DATA LINES:
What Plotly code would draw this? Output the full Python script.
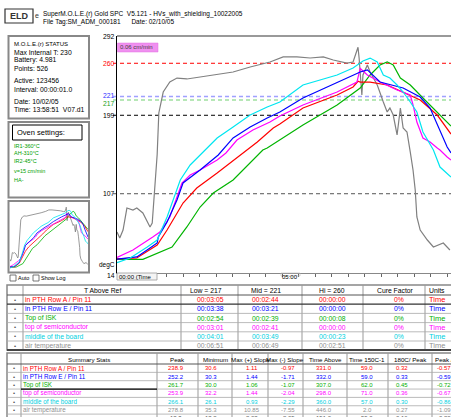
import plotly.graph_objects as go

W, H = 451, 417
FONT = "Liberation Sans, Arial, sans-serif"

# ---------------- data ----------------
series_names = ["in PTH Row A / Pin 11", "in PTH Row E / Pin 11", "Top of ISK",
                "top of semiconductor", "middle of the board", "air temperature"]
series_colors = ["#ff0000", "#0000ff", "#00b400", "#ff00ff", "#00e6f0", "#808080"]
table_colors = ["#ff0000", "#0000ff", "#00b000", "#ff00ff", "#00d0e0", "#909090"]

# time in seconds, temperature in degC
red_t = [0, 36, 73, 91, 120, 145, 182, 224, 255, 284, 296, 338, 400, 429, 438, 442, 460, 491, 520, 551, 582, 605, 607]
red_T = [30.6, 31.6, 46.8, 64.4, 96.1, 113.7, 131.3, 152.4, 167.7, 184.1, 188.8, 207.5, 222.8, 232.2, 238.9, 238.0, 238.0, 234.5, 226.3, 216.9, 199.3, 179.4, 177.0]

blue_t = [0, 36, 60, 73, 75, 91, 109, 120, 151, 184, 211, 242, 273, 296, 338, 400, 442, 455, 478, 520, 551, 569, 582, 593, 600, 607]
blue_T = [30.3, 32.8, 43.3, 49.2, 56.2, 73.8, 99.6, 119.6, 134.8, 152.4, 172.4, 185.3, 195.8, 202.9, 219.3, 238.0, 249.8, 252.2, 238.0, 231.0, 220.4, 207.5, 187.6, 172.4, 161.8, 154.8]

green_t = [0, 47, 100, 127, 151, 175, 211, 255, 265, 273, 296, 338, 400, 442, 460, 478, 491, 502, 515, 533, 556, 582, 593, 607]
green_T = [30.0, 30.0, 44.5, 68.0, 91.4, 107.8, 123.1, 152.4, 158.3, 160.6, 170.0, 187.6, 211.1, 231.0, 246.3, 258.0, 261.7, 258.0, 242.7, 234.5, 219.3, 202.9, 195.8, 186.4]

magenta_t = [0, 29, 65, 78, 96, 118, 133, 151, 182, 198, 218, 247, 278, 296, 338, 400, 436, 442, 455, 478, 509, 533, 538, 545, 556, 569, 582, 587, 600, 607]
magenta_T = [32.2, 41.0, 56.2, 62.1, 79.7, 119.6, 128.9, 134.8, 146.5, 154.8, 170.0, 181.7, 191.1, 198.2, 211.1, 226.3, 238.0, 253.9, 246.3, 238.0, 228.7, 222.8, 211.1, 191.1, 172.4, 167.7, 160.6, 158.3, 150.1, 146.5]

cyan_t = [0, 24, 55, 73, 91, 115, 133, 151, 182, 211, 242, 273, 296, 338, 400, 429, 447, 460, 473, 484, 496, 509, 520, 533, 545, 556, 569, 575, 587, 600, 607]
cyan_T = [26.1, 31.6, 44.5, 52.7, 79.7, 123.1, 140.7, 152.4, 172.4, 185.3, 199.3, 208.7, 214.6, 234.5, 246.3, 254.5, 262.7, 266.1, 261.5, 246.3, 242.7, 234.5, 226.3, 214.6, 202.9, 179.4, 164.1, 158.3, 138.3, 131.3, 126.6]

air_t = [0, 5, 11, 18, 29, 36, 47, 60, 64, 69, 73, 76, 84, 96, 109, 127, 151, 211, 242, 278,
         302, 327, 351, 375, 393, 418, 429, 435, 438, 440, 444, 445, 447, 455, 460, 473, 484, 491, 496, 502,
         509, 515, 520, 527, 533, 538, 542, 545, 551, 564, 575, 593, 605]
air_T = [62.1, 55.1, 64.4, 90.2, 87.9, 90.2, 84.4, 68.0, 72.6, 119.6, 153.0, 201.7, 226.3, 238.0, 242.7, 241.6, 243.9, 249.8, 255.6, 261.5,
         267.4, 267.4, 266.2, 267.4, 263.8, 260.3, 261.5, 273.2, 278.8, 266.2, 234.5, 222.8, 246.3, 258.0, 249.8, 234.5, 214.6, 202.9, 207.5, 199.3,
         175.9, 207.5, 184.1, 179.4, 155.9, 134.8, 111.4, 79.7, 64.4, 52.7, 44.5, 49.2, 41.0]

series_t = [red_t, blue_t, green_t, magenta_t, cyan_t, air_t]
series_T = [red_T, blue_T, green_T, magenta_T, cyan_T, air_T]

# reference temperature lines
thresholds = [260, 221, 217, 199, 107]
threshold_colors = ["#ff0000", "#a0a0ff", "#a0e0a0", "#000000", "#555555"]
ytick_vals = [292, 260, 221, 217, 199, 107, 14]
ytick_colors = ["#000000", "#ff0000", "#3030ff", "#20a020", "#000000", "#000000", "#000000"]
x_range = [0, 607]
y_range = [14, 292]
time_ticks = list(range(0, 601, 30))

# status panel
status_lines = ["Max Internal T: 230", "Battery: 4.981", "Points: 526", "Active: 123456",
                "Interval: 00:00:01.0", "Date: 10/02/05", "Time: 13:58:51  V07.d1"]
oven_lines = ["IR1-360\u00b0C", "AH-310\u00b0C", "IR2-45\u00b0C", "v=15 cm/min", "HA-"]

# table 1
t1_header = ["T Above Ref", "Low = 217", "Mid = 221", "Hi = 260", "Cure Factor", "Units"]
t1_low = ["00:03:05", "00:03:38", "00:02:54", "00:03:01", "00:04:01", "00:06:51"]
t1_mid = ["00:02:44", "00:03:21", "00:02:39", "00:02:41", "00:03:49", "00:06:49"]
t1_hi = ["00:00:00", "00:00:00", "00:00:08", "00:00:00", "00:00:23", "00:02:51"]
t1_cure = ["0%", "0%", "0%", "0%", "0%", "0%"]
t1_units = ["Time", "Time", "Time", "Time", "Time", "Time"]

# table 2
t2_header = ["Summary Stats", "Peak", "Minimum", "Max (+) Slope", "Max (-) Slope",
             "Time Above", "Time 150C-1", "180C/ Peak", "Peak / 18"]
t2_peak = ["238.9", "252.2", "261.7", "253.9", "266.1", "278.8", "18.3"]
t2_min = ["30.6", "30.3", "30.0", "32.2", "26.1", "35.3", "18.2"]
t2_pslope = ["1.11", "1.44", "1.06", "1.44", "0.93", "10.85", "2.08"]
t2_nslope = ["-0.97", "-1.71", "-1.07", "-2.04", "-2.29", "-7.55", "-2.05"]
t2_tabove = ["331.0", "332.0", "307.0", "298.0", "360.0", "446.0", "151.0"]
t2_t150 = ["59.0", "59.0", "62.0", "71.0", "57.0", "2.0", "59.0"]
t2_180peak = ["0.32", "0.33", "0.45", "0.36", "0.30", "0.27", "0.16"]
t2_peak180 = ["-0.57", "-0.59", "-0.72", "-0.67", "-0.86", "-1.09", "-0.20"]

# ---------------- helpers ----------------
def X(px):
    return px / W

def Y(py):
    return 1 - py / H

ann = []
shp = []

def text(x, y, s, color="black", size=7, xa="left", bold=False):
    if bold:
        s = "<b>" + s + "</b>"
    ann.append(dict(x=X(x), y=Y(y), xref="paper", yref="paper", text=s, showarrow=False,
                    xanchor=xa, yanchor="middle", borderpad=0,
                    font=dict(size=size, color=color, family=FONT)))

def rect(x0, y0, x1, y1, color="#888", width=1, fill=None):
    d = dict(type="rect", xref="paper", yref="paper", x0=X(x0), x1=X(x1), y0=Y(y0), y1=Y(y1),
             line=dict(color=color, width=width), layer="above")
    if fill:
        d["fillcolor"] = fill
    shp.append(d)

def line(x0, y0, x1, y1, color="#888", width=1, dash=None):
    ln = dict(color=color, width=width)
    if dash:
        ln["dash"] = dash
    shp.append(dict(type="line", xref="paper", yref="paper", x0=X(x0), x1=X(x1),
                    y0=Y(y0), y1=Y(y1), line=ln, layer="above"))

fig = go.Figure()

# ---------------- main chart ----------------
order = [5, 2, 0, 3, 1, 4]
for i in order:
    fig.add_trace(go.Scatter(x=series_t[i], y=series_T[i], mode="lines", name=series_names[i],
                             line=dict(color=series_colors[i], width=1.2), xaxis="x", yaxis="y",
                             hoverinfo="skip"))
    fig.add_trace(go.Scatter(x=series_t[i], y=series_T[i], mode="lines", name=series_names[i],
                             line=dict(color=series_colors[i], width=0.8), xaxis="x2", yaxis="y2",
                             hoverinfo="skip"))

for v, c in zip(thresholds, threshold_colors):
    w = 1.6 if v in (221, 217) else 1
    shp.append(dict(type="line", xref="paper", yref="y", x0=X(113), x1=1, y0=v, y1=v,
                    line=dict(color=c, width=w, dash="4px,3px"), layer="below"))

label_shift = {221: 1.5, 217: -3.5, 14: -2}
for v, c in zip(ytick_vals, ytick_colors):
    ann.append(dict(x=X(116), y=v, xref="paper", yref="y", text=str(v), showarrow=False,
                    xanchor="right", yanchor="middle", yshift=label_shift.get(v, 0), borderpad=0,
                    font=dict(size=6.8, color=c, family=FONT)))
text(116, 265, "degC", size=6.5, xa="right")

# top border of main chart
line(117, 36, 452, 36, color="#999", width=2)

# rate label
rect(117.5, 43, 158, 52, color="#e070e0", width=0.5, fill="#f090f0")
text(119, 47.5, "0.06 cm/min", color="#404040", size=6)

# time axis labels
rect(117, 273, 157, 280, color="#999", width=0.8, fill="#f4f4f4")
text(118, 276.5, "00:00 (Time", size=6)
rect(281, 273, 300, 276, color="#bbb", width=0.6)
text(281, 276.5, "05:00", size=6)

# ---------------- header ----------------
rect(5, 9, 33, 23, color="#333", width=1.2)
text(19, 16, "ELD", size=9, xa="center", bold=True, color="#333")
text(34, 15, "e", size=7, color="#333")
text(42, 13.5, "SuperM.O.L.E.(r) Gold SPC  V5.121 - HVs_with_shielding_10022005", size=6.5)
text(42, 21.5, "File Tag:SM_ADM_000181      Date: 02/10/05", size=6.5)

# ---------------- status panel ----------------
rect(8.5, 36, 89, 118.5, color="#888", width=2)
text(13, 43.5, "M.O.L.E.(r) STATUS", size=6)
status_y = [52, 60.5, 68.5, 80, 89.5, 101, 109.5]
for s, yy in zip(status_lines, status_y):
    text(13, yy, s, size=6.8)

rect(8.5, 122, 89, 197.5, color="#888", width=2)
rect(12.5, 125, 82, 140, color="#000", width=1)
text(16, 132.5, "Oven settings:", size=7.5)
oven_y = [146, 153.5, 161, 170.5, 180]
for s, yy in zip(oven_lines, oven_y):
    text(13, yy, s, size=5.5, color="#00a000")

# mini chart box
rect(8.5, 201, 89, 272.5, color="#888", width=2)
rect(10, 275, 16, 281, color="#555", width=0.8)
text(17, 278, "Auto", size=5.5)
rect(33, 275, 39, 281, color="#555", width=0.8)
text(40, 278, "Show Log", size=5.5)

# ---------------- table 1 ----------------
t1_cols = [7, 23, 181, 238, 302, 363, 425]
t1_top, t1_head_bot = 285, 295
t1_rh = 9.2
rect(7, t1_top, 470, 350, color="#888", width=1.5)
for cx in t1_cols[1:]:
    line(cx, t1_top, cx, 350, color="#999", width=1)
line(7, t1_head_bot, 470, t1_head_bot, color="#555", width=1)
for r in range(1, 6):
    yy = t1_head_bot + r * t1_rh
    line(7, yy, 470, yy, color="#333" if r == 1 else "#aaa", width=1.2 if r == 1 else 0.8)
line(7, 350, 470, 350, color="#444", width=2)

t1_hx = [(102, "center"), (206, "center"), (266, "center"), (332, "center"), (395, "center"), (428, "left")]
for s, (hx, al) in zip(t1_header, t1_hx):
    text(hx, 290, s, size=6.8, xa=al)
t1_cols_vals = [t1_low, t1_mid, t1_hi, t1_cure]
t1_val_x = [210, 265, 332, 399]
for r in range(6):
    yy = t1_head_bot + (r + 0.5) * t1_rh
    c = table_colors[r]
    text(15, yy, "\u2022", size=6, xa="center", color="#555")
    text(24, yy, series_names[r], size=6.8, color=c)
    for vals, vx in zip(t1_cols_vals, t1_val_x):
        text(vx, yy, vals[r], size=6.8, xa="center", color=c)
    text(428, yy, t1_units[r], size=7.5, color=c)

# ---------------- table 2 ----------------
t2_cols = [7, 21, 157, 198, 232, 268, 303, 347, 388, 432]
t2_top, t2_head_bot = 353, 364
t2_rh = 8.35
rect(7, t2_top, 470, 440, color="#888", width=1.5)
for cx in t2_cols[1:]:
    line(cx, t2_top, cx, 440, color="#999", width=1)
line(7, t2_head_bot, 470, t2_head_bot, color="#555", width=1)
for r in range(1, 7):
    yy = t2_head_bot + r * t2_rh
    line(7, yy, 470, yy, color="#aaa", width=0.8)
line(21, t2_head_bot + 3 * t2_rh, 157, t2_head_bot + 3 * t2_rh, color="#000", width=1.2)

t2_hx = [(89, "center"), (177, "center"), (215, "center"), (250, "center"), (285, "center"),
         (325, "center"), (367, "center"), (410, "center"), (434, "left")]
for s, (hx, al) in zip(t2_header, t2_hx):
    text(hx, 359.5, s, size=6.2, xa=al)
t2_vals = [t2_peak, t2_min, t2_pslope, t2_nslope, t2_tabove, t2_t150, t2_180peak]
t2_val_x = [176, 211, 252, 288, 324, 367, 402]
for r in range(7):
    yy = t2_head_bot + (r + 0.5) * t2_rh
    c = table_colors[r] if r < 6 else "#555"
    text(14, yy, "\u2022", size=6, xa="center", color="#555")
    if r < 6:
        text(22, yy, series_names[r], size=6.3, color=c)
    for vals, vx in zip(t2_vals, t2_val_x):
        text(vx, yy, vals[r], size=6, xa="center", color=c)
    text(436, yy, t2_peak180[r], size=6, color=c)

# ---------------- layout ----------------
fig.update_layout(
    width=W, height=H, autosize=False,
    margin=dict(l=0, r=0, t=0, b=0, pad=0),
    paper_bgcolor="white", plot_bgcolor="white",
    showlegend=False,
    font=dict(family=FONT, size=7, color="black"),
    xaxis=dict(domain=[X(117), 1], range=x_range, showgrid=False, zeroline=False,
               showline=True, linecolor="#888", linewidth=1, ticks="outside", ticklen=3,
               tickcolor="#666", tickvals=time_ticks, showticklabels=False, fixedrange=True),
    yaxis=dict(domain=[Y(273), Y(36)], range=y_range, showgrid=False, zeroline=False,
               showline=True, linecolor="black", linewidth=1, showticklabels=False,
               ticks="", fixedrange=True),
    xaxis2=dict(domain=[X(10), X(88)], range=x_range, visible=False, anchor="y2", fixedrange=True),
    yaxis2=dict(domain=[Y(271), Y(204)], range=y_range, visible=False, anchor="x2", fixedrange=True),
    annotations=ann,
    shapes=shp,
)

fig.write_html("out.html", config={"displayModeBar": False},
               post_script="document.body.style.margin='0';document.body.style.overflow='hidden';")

THE REQUEST: Repeat, with no pictures, each line from the beginning of the data through the line containing "199.3, 179.4, 177.0]", inclusive.

FULL OUTPUT:
What Plotly code would draw this? Output the full Python script.
import plotly.graph_objects as go

W, H = 451, 417
FONT = "Liberation Sans, Arial, sans-serif"

# ---------------- data ----------------
series_names = ["in PTH Row A / Pin 11", "in PTH Row E / Pin 11", "Top of ISK",
                "top of semiconductor", "middle of the board", "air temperature"]
series_colors = ["#ff0000", "#0000ff", "#00b400", "#ff00ff", "#00e6f0", "#808080"]
table_colors = ["#ff0000", "#0000ff", "#00b000", "#ff00ff", "#00d0e0", "#909090"]

# time in seconds, temperature in degC
red_t = [0, 36, 73, 91, 120, 145, 182, 224, 255, 284, 296, 338, 400, 429, 438, 442, 460, 491, 520, 551, 582, 605, 607]
red_T = [30.6, 31.6, 46.8, 64.4, 96.1, 113.7, 131.3, 152.4, 167.7, 184.1, 188.8, 207.5, 222.8, 232.2, 238.9, 238.0, 238.0, 234.5, 226.3, 216.9, 199.3, 179.4, 177.0]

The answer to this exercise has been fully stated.